#### DATA FOR THIS EXERCISE ####

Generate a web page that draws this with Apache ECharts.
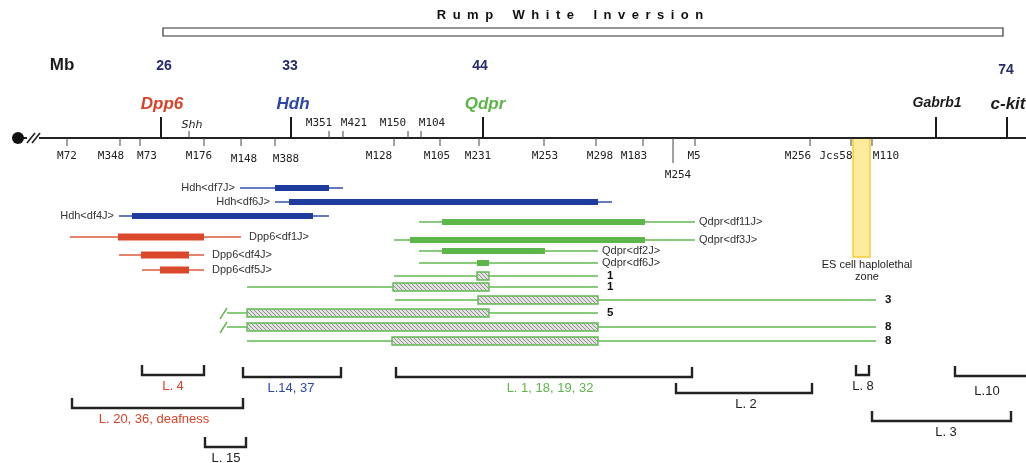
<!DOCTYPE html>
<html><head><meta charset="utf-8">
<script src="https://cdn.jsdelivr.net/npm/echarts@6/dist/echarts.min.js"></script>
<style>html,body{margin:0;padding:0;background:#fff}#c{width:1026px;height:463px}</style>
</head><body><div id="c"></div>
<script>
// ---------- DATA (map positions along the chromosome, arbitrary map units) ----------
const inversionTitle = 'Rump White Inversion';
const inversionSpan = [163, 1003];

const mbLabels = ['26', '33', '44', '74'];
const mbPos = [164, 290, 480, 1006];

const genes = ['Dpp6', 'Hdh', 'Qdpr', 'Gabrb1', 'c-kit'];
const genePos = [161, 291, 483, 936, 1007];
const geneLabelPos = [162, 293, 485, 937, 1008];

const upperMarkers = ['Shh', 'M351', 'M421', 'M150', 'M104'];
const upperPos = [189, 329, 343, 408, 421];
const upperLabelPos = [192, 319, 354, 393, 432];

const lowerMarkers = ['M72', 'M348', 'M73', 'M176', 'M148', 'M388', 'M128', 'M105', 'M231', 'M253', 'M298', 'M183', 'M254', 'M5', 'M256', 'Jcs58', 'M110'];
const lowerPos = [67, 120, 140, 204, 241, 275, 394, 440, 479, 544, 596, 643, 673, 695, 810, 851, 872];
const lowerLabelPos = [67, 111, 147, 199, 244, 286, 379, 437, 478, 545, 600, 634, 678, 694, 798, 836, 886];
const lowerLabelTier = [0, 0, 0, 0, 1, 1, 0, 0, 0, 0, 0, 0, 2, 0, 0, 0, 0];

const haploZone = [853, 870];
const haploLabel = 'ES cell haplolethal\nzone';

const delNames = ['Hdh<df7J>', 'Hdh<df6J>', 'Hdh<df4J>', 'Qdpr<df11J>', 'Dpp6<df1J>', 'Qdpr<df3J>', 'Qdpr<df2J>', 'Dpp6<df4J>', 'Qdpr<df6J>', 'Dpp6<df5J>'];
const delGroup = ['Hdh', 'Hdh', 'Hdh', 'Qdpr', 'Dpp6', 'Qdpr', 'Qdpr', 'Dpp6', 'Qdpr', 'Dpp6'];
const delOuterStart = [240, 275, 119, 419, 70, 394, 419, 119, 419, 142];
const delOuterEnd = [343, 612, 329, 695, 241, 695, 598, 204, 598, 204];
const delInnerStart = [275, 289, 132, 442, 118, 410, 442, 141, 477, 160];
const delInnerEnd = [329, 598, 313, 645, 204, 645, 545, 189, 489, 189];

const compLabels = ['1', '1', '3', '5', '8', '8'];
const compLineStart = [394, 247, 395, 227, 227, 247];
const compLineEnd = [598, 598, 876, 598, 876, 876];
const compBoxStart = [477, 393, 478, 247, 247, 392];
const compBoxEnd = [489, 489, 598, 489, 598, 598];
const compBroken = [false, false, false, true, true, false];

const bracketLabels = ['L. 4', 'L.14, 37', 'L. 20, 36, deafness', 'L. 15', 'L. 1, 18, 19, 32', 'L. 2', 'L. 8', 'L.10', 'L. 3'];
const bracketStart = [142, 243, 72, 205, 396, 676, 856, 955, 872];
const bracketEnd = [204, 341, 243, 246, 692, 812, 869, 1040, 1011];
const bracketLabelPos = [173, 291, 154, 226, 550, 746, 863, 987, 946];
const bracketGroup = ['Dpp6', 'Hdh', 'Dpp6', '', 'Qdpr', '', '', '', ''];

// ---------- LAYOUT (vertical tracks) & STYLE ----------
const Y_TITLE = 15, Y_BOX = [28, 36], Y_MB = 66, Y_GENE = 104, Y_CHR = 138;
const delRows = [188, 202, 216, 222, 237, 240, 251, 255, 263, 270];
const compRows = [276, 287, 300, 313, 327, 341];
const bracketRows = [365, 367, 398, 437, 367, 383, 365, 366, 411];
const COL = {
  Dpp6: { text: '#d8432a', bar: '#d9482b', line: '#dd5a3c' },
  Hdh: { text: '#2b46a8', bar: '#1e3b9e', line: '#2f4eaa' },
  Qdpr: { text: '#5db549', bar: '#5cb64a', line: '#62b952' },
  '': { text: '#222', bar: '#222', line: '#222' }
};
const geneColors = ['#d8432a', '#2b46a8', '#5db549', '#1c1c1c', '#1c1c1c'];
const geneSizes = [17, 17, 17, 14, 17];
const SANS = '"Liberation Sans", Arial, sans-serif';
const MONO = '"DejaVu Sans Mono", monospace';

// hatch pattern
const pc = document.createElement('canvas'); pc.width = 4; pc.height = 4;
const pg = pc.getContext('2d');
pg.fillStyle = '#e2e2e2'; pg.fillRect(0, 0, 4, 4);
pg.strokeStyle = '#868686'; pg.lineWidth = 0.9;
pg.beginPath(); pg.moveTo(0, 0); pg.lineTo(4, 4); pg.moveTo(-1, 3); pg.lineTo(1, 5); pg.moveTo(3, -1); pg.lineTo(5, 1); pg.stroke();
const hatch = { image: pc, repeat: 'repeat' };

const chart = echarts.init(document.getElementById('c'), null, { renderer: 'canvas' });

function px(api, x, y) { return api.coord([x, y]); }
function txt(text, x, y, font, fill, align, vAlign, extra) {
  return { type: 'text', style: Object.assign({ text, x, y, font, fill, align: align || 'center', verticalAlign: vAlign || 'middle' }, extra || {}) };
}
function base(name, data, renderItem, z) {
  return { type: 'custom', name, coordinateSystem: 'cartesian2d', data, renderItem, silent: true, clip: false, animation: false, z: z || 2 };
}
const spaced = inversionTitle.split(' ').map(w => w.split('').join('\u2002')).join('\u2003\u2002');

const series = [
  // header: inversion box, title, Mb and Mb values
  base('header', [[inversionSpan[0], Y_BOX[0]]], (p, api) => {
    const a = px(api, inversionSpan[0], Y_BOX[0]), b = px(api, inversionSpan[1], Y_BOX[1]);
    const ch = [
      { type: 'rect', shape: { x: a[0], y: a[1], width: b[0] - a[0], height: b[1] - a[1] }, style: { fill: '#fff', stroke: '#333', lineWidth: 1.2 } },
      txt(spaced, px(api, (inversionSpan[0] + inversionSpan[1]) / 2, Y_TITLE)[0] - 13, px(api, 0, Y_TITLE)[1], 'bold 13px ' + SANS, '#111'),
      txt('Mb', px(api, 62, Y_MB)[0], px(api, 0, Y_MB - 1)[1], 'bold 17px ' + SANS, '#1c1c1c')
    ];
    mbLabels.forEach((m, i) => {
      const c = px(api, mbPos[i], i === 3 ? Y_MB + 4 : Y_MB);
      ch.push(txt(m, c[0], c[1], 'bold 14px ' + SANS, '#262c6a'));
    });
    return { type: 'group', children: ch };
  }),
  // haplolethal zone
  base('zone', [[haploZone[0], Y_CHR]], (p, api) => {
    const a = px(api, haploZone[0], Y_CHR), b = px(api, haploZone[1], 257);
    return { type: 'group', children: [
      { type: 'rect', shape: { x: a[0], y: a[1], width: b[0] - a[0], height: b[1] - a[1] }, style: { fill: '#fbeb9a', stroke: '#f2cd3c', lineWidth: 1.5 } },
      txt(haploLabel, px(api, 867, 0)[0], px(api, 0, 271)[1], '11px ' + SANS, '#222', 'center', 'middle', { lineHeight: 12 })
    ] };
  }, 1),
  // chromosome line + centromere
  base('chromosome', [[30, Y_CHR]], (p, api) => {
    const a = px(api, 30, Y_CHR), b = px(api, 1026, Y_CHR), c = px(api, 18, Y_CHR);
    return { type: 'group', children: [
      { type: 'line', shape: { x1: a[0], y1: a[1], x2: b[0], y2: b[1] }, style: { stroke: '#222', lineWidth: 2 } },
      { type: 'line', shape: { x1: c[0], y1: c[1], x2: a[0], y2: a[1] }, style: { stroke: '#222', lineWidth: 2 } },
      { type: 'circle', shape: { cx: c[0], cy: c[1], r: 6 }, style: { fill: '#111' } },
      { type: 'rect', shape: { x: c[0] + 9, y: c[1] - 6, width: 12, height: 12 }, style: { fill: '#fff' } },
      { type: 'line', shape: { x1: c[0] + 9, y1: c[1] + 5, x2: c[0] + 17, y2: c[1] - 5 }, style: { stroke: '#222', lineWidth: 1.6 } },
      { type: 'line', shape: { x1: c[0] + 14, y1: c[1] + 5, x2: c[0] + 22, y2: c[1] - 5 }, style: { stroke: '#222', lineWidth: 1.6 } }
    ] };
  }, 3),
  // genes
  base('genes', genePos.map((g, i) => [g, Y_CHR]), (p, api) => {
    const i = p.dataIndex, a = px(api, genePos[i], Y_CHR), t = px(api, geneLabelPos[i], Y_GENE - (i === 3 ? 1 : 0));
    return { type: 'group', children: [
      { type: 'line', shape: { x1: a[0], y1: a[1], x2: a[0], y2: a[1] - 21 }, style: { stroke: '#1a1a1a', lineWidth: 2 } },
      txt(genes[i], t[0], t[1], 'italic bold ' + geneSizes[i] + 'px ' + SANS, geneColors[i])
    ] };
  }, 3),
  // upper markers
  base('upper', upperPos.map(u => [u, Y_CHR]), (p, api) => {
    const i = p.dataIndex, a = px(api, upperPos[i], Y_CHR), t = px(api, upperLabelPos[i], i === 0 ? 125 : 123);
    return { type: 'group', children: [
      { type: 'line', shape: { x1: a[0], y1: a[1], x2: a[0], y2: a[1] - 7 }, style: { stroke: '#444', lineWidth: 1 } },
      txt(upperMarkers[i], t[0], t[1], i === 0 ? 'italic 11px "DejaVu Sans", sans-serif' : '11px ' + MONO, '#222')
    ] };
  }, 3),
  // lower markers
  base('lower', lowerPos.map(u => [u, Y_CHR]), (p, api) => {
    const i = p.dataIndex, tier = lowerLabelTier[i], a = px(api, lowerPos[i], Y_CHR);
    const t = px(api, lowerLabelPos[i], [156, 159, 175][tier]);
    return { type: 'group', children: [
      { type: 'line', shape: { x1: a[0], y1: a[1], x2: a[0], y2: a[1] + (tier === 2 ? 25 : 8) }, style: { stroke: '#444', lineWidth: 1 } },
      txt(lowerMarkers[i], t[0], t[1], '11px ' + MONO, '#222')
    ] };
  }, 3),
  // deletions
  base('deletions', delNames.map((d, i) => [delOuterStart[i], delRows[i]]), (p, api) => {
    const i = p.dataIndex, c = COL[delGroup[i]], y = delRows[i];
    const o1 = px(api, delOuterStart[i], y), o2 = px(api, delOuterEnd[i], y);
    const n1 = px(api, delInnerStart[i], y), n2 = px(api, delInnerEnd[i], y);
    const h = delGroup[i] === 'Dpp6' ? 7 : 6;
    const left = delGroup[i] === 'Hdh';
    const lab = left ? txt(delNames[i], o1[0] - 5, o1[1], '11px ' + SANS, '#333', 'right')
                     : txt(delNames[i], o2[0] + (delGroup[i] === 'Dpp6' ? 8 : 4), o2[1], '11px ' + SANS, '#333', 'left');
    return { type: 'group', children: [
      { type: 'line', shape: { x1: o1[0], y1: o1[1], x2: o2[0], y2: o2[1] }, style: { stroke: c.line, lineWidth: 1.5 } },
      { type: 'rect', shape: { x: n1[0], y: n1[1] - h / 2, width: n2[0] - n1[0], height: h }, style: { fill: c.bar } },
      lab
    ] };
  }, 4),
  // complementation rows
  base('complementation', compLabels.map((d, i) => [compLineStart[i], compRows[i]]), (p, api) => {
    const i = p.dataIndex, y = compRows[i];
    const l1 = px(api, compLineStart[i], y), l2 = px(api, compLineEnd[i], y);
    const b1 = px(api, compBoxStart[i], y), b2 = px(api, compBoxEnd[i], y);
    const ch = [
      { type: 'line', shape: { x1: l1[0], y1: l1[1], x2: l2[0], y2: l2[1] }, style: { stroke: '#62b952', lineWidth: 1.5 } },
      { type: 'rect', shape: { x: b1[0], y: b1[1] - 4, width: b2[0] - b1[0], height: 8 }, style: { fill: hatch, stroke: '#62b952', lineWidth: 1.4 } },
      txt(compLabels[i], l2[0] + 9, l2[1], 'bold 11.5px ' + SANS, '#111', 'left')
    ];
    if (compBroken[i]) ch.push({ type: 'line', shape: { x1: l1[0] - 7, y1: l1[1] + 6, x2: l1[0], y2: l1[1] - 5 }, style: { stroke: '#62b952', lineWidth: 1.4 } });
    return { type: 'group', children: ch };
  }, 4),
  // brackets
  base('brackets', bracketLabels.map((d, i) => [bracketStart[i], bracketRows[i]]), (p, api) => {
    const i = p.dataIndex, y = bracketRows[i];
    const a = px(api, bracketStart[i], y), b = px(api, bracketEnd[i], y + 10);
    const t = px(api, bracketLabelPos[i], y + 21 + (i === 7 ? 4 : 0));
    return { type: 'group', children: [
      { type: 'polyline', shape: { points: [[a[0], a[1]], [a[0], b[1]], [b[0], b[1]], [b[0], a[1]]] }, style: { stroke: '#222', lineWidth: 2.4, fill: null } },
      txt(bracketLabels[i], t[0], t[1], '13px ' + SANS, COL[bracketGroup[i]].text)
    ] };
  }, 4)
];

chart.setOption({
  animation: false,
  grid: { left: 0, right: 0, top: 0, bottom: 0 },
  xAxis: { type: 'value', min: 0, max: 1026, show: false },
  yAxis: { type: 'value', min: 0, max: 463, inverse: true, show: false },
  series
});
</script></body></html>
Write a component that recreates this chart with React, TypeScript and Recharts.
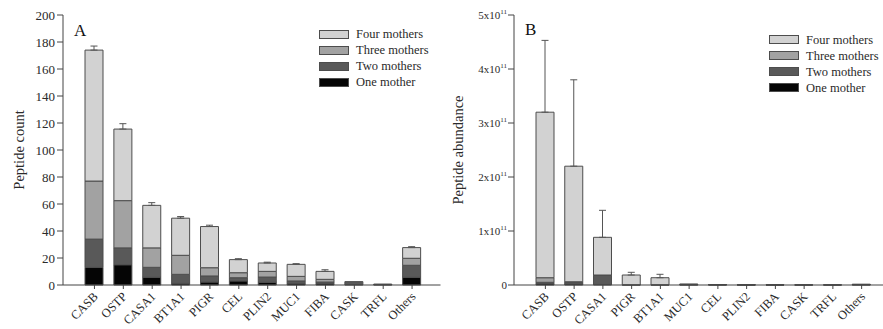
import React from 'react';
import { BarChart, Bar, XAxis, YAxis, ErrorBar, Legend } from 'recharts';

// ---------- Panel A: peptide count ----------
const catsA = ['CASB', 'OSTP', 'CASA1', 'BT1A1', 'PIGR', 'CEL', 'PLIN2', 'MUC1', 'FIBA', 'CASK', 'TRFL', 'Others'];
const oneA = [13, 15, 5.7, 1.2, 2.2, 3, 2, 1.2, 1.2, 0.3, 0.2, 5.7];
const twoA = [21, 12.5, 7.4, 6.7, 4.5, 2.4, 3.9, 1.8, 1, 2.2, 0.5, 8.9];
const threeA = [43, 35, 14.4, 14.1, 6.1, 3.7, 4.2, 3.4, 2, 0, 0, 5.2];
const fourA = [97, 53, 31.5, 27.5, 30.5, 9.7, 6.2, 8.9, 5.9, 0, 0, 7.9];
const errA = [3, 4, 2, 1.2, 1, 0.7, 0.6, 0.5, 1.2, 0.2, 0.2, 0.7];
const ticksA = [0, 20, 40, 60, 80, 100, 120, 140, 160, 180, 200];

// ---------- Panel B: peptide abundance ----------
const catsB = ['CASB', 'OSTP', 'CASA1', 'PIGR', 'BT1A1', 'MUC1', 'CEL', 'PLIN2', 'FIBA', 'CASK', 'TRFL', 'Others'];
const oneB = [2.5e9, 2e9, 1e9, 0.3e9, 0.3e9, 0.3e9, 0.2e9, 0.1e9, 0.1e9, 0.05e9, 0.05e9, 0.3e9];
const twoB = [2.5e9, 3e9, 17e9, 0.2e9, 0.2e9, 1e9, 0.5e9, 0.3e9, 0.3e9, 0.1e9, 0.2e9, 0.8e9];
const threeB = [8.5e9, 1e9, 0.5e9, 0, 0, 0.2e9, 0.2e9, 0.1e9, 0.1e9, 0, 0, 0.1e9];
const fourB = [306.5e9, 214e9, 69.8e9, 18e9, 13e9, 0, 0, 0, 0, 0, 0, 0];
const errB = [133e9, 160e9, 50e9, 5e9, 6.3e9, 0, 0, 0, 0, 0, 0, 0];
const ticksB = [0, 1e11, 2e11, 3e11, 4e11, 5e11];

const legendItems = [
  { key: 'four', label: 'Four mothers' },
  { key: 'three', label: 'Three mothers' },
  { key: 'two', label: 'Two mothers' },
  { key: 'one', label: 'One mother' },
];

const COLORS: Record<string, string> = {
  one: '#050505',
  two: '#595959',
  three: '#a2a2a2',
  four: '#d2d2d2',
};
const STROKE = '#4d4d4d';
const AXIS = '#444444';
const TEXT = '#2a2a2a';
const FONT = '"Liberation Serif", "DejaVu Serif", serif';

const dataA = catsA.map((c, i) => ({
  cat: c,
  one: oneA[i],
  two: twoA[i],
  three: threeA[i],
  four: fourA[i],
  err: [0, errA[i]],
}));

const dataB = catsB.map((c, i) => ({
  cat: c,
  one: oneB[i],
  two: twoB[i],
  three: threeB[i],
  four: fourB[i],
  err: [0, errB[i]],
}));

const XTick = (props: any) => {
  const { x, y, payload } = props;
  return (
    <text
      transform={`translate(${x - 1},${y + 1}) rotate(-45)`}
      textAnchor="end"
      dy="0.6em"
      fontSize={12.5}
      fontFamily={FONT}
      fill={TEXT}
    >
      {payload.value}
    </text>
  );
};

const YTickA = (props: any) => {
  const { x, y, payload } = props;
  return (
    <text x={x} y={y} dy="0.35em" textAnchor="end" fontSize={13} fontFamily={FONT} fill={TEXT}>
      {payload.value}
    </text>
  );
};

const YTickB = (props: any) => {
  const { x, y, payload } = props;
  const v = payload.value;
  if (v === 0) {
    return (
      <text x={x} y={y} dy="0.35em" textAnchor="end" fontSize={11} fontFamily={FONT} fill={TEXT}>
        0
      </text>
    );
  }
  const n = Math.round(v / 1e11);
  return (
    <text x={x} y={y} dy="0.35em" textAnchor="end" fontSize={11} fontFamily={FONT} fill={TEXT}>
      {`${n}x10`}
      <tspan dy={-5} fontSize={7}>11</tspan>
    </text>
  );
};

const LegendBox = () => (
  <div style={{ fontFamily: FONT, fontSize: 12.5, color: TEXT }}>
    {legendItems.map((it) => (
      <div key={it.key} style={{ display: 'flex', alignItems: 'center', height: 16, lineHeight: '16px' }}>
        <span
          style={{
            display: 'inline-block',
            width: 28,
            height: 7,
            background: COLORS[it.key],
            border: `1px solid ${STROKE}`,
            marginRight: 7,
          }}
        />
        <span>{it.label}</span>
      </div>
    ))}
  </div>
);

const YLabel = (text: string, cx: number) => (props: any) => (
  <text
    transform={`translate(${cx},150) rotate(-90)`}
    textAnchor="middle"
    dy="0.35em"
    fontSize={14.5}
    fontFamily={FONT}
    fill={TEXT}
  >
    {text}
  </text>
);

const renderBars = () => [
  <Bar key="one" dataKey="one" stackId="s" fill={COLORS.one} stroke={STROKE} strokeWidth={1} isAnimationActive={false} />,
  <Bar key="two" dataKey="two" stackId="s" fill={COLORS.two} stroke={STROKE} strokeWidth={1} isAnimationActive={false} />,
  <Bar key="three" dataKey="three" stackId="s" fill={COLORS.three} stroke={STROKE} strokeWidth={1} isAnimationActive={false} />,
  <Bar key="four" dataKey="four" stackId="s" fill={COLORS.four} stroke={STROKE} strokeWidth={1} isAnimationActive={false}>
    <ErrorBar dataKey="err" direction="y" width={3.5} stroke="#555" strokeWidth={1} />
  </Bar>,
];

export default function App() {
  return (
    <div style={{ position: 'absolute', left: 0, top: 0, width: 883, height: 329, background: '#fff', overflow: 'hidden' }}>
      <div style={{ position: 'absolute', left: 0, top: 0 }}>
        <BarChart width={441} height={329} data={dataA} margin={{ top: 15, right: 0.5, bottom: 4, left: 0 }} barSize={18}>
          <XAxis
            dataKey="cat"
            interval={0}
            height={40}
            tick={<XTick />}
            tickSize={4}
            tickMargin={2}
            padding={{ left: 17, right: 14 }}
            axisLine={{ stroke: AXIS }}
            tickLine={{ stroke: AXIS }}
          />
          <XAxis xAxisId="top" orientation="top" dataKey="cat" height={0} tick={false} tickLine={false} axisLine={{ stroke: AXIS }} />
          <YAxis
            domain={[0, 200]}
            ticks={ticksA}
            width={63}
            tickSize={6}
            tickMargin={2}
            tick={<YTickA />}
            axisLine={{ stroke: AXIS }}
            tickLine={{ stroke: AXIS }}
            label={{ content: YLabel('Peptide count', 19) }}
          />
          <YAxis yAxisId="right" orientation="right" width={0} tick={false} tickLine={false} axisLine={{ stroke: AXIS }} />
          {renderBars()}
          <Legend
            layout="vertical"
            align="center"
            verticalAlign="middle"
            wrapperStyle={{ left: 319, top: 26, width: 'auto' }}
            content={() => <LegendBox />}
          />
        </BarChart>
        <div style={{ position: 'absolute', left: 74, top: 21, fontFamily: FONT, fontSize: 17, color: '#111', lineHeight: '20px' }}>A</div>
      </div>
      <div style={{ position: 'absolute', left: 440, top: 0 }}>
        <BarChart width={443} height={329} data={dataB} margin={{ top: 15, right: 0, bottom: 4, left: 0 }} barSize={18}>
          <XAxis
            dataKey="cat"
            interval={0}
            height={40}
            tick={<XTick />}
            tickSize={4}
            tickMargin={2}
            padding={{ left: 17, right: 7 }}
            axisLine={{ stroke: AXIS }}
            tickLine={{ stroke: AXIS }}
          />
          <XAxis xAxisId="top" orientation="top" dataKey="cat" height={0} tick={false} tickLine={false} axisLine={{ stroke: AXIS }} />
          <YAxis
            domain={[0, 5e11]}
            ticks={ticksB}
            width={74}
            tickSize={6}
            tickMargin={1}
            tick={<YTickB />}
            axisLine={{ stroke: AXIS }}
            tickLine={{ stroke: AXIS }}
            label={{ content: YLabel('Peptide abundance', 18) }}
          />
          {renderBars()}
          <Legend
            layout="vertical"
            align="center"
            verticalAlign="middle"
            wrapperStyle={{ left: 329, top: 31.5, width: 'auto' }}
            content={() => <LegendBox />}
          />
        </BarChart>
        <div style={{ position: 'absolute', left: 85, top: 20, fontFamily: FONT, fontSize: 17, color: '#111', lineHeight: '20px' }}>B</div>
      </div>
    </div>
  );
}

####

__THE REQUEST__. Begin at the first line of the entries above and return each line exactly, stopping after the line that contains "const geneLabelPos = [162, 293, 485, 937, 1008];". Pictures do not belong in the copy.

__EXERCISE ANSWER__.
Generate a web page that draws this with Apache ECharts.
<!DOCTYPE html>
<html><head><meta charset="utf-8">
<script src="https://cdn.jsdelivr.net/npm/echarts@6/dist/echarts.min.js"></script>
<style>html,body{margin:0;padding:0;background:#fff}#c{width:1026px;height:463px}</style>
</head><body><div id="c"></div>
<script>
// ---------- DATA (map positions along the chromosome, arbitrary map units) ----------
const inversionTitle = 'Rump White Inversion';
const inversionSpan = [163, 1003];

const mbLabels = ['26', '33', '44', '74'];
const mbPos = [164, 290, 480, 1006];

const genes = ['Dpp6', 'Hdh', 'Qdpr', 'Gabrb1', 'c-kit'];
const genePos = [161, 291, 483, 936, 1007];
const geneLabelPos = [162, 293, 485, 937, 1008];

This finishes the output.